There you have it: Fifteen innovative IT ideas from 2015. All are worth bringing home to your state. If you don’t, someone else will.
Pam Greenberg visits legislative websites almost daily while doing research for NCSL.
NCSL has been rewarding great state legislative websites for 10 years through its Online Democracy Award. It is given each year to a legislature, legislative chamber or caucus whose website helps make democracy more user-friendly.
Sponsored by NCSL’s Legislative Information and Communications Staff Section and National Association of Legislative Information Technology, the award recipients are announced every summer at the Legislative Summit.

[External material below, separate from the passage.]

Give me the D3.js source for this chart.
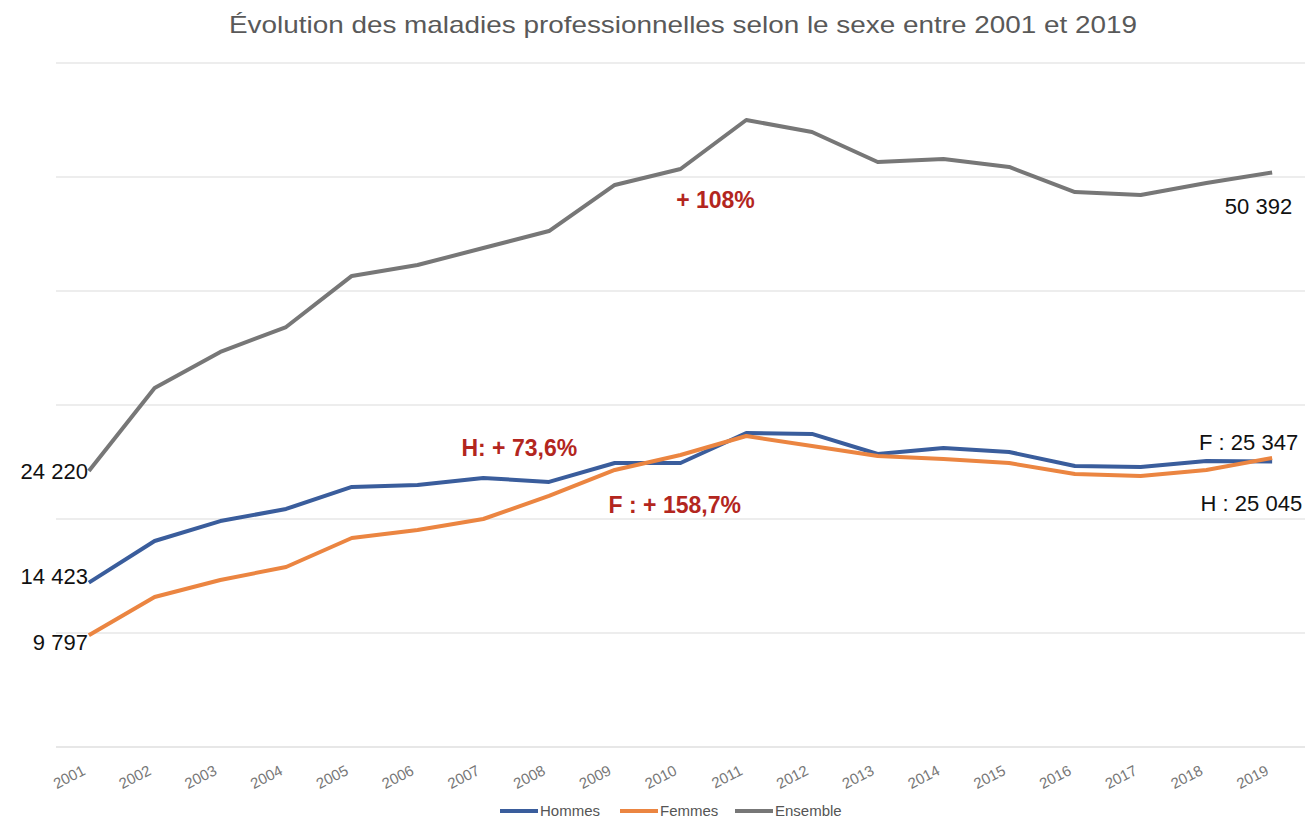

Winners are chosen based on the website’s design, content and use of technology. Judges (legislative staff from states that have previously won the award) ask questions like: Is the site easy to navigate, simple to understand and user friendly? Does it make finding legislative bills, state statutes and the state constitution simple? Are citizens offered an easy way to identify and communicate with their legislators? Does the site give legislators the opportunity to share their message with citizens and the media? Does the site load quickly and efficiently? Is it highly searchable? Does the site reflect an effort to be accessible to all types of users?
Will your website be the next winner?